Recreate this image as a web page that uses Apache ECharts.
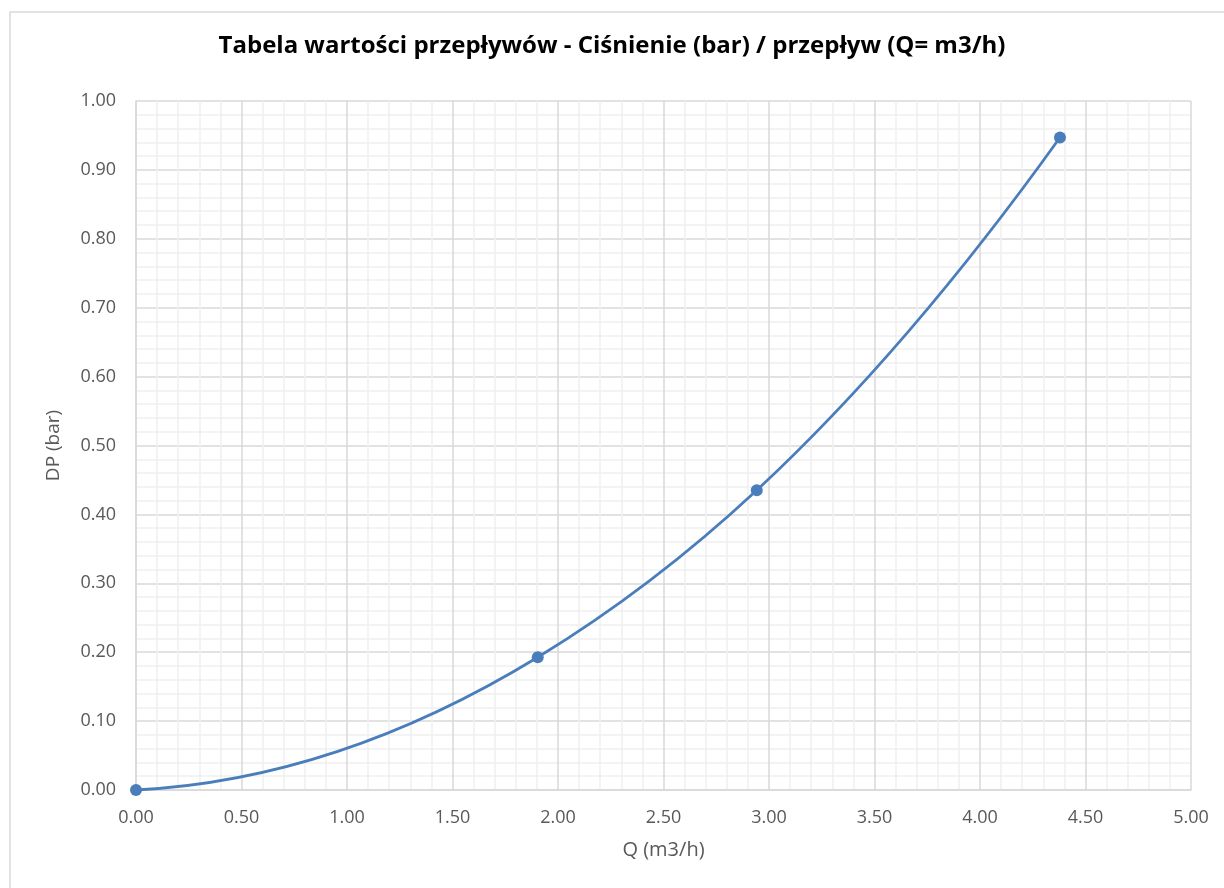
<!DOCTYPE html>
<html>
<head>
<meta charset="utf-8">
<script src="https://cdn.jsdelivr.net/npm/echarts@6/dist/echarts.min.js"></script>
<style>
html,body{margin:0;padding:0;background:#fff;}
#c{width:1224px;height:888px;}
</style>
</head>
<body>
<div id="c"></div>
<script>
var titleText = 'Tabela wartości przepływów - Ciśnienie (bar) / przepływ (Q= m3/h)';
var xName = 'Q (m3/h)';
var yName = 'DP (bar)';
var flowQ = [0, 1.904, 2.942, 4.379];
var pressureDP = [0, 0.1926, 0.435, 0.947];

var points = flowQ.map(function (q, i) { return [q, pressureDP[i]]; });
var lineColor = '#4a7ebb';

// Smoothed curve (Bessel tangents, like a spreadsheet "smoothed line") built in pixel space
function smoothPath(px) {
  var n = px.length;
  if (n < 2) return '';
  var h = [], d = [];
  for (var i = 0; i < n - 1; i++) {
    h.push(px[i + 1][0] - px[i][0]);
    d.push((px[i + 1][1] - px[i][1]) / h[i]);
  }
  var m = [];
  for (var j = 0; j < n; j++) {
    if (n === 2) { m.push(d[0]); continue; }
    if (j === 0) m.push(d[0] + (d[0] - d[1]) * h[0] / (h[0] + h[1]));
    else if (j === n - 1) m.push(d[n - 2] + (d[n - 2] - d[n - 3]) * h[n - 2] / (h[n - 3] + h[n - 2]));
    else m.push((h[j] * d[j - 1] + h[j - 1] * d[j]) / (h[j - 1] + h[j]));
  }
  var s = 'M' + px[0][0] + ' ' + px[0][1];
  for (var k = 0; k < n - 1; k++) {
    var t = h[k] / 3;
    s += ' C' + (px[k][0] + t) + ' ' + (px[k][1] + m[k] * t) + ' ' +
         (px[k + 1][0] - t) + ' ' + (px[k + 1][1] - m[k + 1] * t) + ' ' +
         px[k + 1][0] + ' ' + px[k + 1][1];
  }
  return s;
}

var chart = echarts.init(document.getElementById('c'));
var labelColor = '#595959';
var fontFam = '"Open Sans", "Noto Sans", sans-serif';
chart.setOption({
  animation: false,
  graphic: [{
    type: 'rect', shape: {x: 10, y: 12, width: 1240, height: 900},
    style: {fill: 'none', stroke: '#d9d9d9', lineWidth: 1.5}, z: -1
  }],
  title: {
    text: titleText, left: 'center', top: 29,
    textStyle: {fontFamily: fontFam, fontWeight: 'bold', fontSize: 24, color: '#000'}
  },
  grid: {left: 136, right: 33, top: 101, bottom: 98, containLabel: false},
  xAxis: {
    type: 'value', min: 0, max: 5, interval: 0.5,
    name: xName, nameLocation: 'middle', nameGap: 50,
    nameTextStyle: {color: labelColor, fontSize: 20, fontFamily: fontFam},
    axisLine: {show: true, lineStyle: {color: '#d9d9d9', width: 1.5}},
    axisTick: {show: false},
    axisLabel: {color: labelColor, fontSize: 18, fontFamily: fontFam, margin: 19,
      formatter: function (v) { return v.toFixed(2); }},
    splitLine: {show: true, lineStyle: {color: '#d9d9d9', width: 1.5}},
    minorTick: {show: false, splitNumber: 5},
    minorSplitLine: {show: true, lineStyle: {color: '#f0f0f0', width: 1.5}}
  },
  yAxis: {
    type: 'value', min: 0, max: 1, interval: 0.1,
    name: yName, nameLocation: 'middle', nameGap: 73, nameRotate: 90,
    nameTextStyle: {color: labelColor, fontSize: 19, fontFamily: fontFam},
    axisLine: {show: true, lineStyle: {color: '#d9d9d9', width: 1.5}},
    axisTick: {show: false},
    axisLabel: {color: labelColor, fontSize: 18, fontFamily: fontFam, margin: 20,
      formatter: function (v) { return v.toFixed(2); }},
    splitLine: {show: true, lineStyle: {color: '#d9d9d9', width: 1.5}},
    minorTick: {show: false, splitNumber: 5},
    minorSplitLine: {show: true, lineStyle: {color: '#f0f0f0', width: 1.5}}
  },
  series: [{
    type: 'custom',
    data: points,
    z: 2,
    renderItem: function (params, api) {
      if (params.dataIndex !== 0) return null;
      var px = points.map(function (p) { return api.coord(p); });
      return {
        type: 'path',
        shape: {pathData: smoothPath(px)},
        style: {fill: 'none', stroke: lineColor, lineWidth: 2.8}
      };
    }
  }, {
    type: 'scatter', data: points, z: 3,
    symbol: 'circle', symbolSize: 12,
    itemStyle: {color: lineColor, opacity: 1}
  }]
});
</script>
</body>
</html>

━━━━━━━━━━━━━━━━━━━━

### WRITTEN INSTRUCTION
Give again, word for word, every line from the top of the data above to the line holding "var lineColor = '#4a7ebb';", inclusive, with the pictures left out.

### ANSWER TO THE EXERCISE
Recreate this image as a web page that uses Apache ECharts.
<!DOCTYPE html>
<html>
<head>
<meta charset="utf-8">
<script src="https://cdn.jsdelivr.net/npm/echarts@6/dist/echarts.min.js"></script>
<style>
html,body{margin:0;padding:0;background:#fff;}
#c{width:1224px;height:888px;}
</style>
</head>
<body>
<div id="c"></div>
<script>
var titleText = 'Tabela wartości przepływów - Ciśnienie (bar) / przepływ (Q= m3/h)';
var xName = 'Q (m3/h)';
var yName = 'DP (bar)';
var flowQ = [0, 1.904, 2.942, 4.379];
var pressureDP = [0, 0.1926, 0.435, 0.947];

var points = flowQ.map(function (q, i) { return [q, pressureDP[i]]; });
var lineColor = '#4a7ebb';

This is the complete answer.